There is nothing new under the sun. The modern poultry industry, with its production of millions of birds from centralized massive incubators, is not a new technology. The men who built the pyramids also built incubators. Even before the time of Moses, hatcheries with a capacity of ninety thousand were in full production. A few of these hatcheries are still operative, and even as late as the 1950s, were producing almost 90% of all the chicks in Egypt.

The design and construction of these hatcheries was ingenious but simple. The eggs lay on the floor of a cylindrical, brick building. Two to three feet above the eggs was a trough-like platform encircling the inner wall, within which burned a perpetual fire of camel dung. Air was drawn in through an opening at ground level, passed through the central hole in the ring of fire, and out through a hole in the dome-shaped roof.

Double rows of these incubating ovens faced on to a central corridor. Openings in the roof and ends of this corridor admitted light and ventilation.

The temperature of the eggs was measured by placing them against the eye-lids, and controlled by stoking or raking the fires. Humidity requirements and air cell size were judged by the sound made by rolling two eggs together in one hand.

Ancient records tell us that they custom hatched, returning two chicks for every three eggs brought in. their profit was all the hatch above 70%.

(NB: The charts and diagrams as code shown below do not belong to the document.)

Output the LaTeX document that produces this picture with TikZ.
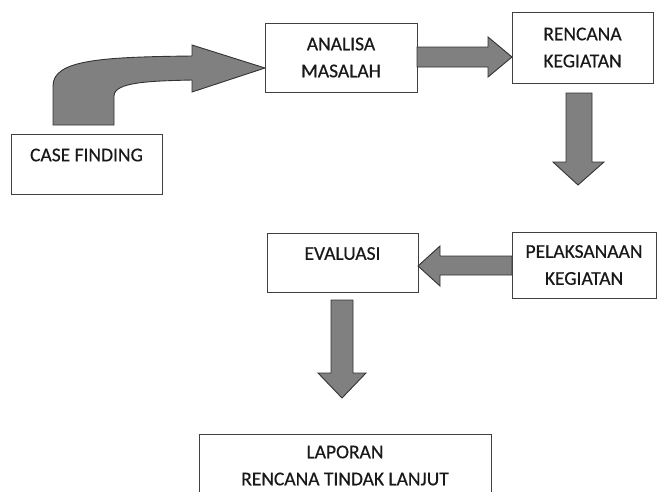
\documentclass[tikz,border=0pt]{standalone}
\usepackage{fontspec}
\setmainfont{Carlito}[UprightFeatures={FakeBold=0.5}]
\usetikzlibrary{calc}

\tikzset{
 box/.style={draw=black!75, line width=0.9pt, inner sep=0pt, outer sep=0pt,
   align=center, text=black!90, font=\fontsize{19.5}{27}\selectfont},
 onetop/.style={text height=12.6pt, text depth=18pt},
 blk/.style={fill=black!50, draw=black!80, line width=0.9pt, line join=miter}
}

\begin{document}
\begin{tikzpicture}[x=1pt,y=-1pt]
 \useasboundingbox (0,0) rectangle (657,491);

 % boxes
 \node[box, onetop, minimum width=151, minimum height=60] (cf) at (86.5,164) {CASE FINDING};
 \node[box, minimum width=152, minimum height=69] (am) at (341,57.5) {ANALISA\\MASALAH};
 \node[box, minimum width=141, minimum height=71] (rk) at (582.5,47.5) {RENCANA\\KEGIATAN};
 \node[box, onetop, minimum width=151, minimum height=59] (ev) at (342.5,262.5) {EVALUASI};
 \node[box, minimum width=144, minimum height=66] (pk) at (584,265) {PELAKSANAAN\\KEGIATAN};
 \node[box, minimum width=292, minimum height=63] (lp) at (345,465.5) {LAPORAN\\RENCANA TINDAK LANJUT};

 % curved arrow case finding -> analisa
 \draw[blk] (53,125) -- (53,86) .. controls (53,60) and (100,57) .. (192,56)
   -- (192,45) -- (am.west |- 0,68) -- (192,92) -- (192,80)
   .. controls (150,81) and (114,82) .. (114,96) -- (114,125) -- cycle;

 % analisa -> rencana
 \draw[blk] (am.east |- 0,47) -- (488,47) -- (488,37) -- (rk.west |- 0,57)
   -- (488,77) -- (488,67) -- (am.east |- 0,67) -- cycle;

 % rencana -> pelaksanaan
 \draw[blk] (566,93) -- (566,162) -- (553,162) -- (578,185) -- (604,162)
   -- (592,162) -- (592,93) -- cycle;

 % pelaksanaan -> evaluasi
 \draw[blk] (pk.west |- 0,256) -- (440,256) -- (440,246) -- (ev.east |- 0,266)
   -- (440,286) -- (440,275) -- (pk.west |- 0,275) -- cycle;

 % evaluasi -> laporan
 \draw[blk] (331,300) -- (331,373) -- (318,373) -- (342,398) -- (366,373)
   -- (353,373) -- (353,300) -- cycle;

\end{tikzpicture}
\end{document}
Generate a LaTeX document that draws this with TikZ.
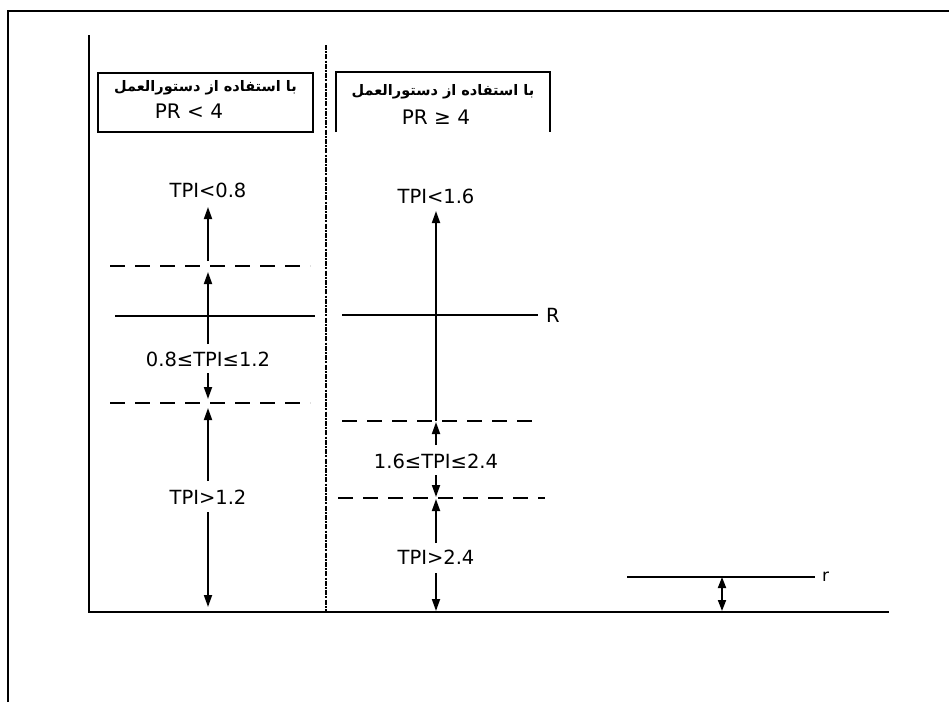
\documentclass[tikz,border=0pt]{standalone}
\usepackage{fontspec}
\setmainfont{DejaVu Sans}
\newfontfamily\arabicfont[Script=Arabic]{DejaVu Sans}
\TeXXeTstate=1
\usetikzlibrary{arrows.meta}
\begin{document}
\begin{tikzpicture}[x=1pt,y=-1pt,
  thin line/.style={line width=2pt},
  axisline/.style={line width=2.4pt},
  dashline/.style={line width=2pt,dash pattern=on 15pt off 10pt},
  arr/.style={line width=1.8pt,-{Triangle[length=12pt,width=8pt]}},
  dblarr/.style={line width=1.8pt,{Triangle[length=11pt,width=8pt]}-{Triangle[length=11pt,width=8pt]}},
  lbl/.style={font=\fontsize{19.5}{22}\selectfont,inner sep=0pt},
  ar/.style={font=\arabicfont\bfseries\fontsize{14.5}{16}\selectfont,inner sep=0pt},
  pr/.style={font=\fontsize{20}{22}\selectfont,inner sep=0pt}]
\useasboundingbox (0,0) rectangle (949,702);
% frame
\draw[axisline] (8,702) -- (8,11) -- (949,11);
% axes
\coordinate (O) at (89,612);
\coordinate (ytop) at (89,35);
\coordinate (xend) at (889,612);
\draw[axisline] (ytop) -- (O) -- (xend);
% dash-dot divider
\coordinate (dtop) at (326,45);
\coordinate (dbot) at (326,612);
\draw[line width=2.6pt,dash pattern=on 5pt off 1.2pt on 2pt off 1.2pt] (dtop) -- (dbot);
% left box
\draw[line width=1.6pt] (98,73) rectangle (313,132);
\node[ar] (arL) at (205.5,88) {\beginR با استفاده از دستورالعمل\endR};
\node[pr] (prL) at (189,111) {PR < 4};
% right box (open bottom)
\draw[line width=1.6pt] (336,132) -- (336,72) -- (550,72) -- (550,132);
\node[ar] (arR) at (443,92) {\beginR با استفاده از دستورالعمل\endR};
\node[pr] (prR) at (436,117) {PR ≥ 4};
% left column
\draw[dashline] (110,266) -- (310,266);
\draw[thin line] (115,316) -- (315,316);
\draw[dashline] (110,403) -- (310,403);
\node[lbl] (l1) at (208,190) {TPI<0.8};
\node[lbl] (l2) at (208,359) {0.8≤TPI≤1.2};
\node[lbl] (l3) at (208,497) {TPI>1.2};
\coordinate (a1s) at (208,261);
\coordinate (a1e) at (208,207);
\coordinate (a2s) at (208,344);
\coordinate (a2e) at (208,272);
\coordinate (a3s) at (208,373);
\coordinate (a3e) at (208,399);
\coordinate (a4s) at (208,481);
\coordinate (a4e) at (208,408);
\coordinate (a5s) at (208,512);
\coordinate (a5e) at (208,607);
\draw[arr] (a1s) -- (a1e);
\draw[arr] (a2s) -- (a2e);
\draw[arr] (a3s) -- (a3e);
\draw[arr] (a4s) -- (a4e);
\draw[arr] (a5s) -- (a5e);
% right column
\draw[thin line] (342,315) -- (538,315);
\node[lbl,anchor=west] (R) at (546,315) {R};
\draw[dashline] (342,421) -- (540,421);
\draw[dashline] (338,498) -- (545,498);
\node[lbl] (r1) at (436,196) {TPI<1.6};
\node[lbl] (r2) at (436,461) {1.6≤TPI≤2.4};
\node[lbl] (r3) at (436,557) {TPI>2.4};
\coordinate (b1s) at (436,421);
\coordinate (b1e) at (436,211);
\coordinate (b2s) at (436,445);
\coordinate (b2e) at (436,422);
\coordinate (b3s) at (436,475);
\coordinate (b3e) at (436,497);
\coordinate (b4s) at (436,543);
\coordinate (b4e) at (436,499);
\coordinate (b5s) at (436,573);
\coordinate (b5e) at (436,611);
\draw[arr] (b1s) -- (b1e);
\draw[arr] (b2s) -- (b2e);
\draw[arr] (b3s) -- (b3e);
\draw[arr] (b4s) -- (b4e);
\draw[arr] (b5s) -- (b5e);
% r
\draw[thin line] (627,577) -- (815,577);
\node[lbl,anchor=west,font=\fontsize{17}{18}\selectfont] (rl) at (822,577) {r};
\coordinate (c1) at (722,577);
\coordinate (c2) at (722,611);
\draw[dblarr] (c1) -- (c2);
\end{tikzpicture}
\end{document}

The Egyptians did not, however, have a monopoly on egg hatching. Their Chinese counterparts had developed two very successful methods by at least 1,000 B.C.

The first, and simplest, used the heat of rotting manure. The eggs were placed in a mixture of chopped straw and rice hulls on top of the manure; it appears to have been moderately successful.

The second method, more widely used and still functional today, was just as ingenious as the Egyptian hatchery. The basic structure was again a cylindrical building, but the fire was on the floor, with the eggs contained in an inverted cone above it, partially filled with ashes. Placed on the ashes were egg baskets made of woven straw. The eggs were contained in muslin bags, the whole being covered in an insulating layer of rice hulls. A straw thatch roof, shaped like the traditional coolie's hat, completed the insulation, and kept out the rain.

Every seven days a fresh bag of eggs was added to each basket, and the bags were continually moved about to turn the eggs. After the first three weeks of the hatching season, the fire was allowed to go out; the self-generative heat of the eggs kept the process going.

They had also developed the art of candling, for clear eggs were removed on the third day and sold for normal consumption.

The Greeks were not to be outdone, for Aristotle described in detail a method using rotting manure in 400 B.C. Several records exist of high-born Roman ladies foretelling the sex of their offspring by hatching an egg tucked under their breasts.

Numerous descriptions of methods using the heat of the human body are recorded throughout history and from all over the world. Philippine islanders paid their servants to lie on eggs. The eggs were laid between rows of sticks on a bed of ashes, and both servant and eggs were covered with blankets. South African farmers employed native girls to hatch ostrich eggs with body heat, when the feathers of these birds were in terrific demand.

Mechanical hatching did not come to the Western world until 1749, when Reamur in Paris developed the first mechanical box to hatch eggs. He used the ether capsule as a thermostat. In 1770, Campion was successful using a special room heated by the flues of his boiler.

The first successful commercial machine was the hot water incubator made by Hearson in 1881, and in 1895 Cypher put his 20,000 duck egg model on the market. The first all-electric automated machine did not appear until 1922.